After 44 years as president of the Center for Science in the Public Interest, Michael Jacobson is stepping down. During his long tenure, Jacobson not only helped develop nutrition labels, he “has also had a hand in halting the marketing of many sugar-filled foods to children, reducing salt levels in packaged foods, and banning transfats,” says NPR.
After starting his career as an academic scientist, Jacobson founded CSPI with two co-workers in 1973. While the organization spent its early days hawking posters with nutritional facts, it now occupies sleek offices in Washington, D.C., and employs a team of lawyers to take on the food industry. If he could do it all over again, Jacobson says, “I would have hired more lawyers, earlier. Lawyers know the rules of the game. Scientists don’t.”
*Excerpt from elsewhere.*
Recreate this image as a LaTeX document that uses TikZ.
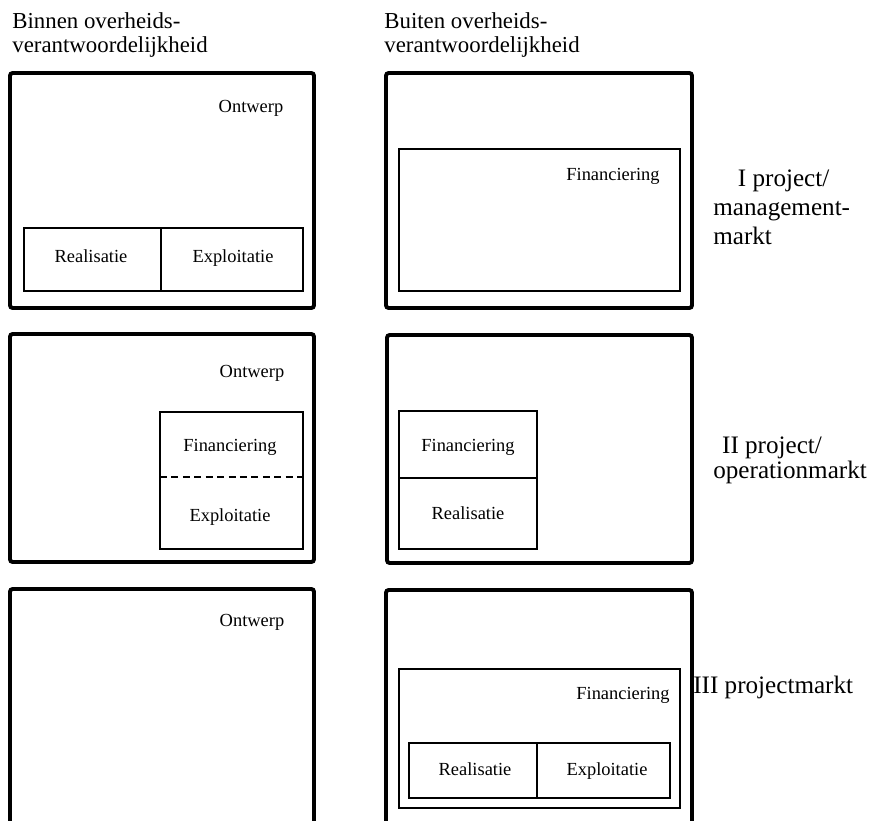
\documentclass[tikz,border=0pt]{standalone}
\usepackage{fontspec}
\setmainfont{Liberation Serif}
\begin{document}
\begin{tikzpicture}[x=0.02cm,y=-0.02cm,
  outer/.style={line width=2.2pt,rounded corners=1.5pt},
  inner/.style={line width=1.1pt},
  head/.style={font=\fontsize{13}{14.2}\selectfont,align=left,anchor=west,inner xsep=0pt},
  market/.style={font=\fontsize{14.3}{16.4}\selectfont,align=left,anchor=west,inner xsep=0pt},
  part/.style={font=\fontsize{10.5}{12}\selectfont,text height=1.6ex,text depth=0.4ex}]
\useasboundingbox (0,0) rectangle (870,821);
\clip (0,0) rectangle (870,821);

\node[head] (binnen) at (12,35) {Binnen overheids-\\verantwoordelijkheid};
\node[head] (buiten) at (384,35) {Buiten overheids-\\verantwoordelijkheid};

% I project/managementmarkt
\draw[outer] (10,73) rectangle (314,308);
\node[part] (ontwerpA) at (251,108) {Ontwerp};
\draw[inner] (24,228) rectangle (303,291);
\draw[inner] (161,228) -- (161,291);
\node[part] (realA) at (91,258) {Realisatie};
\node[part] (explA) at (233,258) {Exploitatie};
\draw[outer] (386,73) rectangle (692,308);
\draw[inner] (399,149) rectangle (680,291);
\node[part] (finA) at (613,176) {Financiering};
\node[market] (marktA) at (713,207) {\hspace{14pt}I project/\\management-\\markt};

% II project/operationmarkt
\draw[outer] (10,334) rectangle (314,562);
\node[part] (ontwerpB) at (252,373) {Ontwerp};
\draw[inner] (160,412) rectangle (303,549);
\draw[inner,dash pattern=on 4pt off 2.5pt] (160,477) -- (303,477);
\node[part] (finB) at (230,447) {Financiering};
\node[part] (explB) at (230,517) {Exploitatie};
\draw[outer] (387,335) rectangle (692,563);
\draw[inner] (399,411) rectangle (537,549);
\draw[inner] (399,478) -- (537,478);
\node[part] (finC) at (468,447) {Financiering};
\node[part] (realC) at (468,515) {Realisatie};
\node[market,font=\fontsize{14.3}{14.2}\selectfont] (marktB) at (713,460) {\hspace{5pt}II project/\\operationmarkt};

% III projectmarkt
\draw[outer] (10,589) rectangle (314,840);
\node[part] (ontwerpD) at (252,622) {Ontwerp};
\draw[outer] (386,590) rectangle (692,840);
\draw[inner] (399,669) rectangle (680,808);
\node[part] (finD) at (623,695) {Financiering};
\draw[inner] (409,743) rectangle (670,798);
\draw[inner] (537,743) -- (537,798);
\node[part] (realD) at (475,771) {Realisatie};
\node[part] (explD) at (607,771) {Exploitatie};
\node[market] (marktD) at (693,687) {III projectmarkt};
\end{tikzpicture}
\end{document}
Jacobson admits that change often comes at glacial speed. Nutritional labels, for example, “haven’t generated as much change as we hoped,” he says, adding that “one of the saddest things is fruits and vegetables. Despite all the free publicity that fruits and vegetables get, requirements in school food programs, farmers’ markets everywhere, fruit and vegetable consumption has not increased in 20 years.”
Jacobson, who will stay on half-time as a senior scientist at CSPI, will be replaced as president by veteran consumer advocate and public health official Dr. Peter Lurie.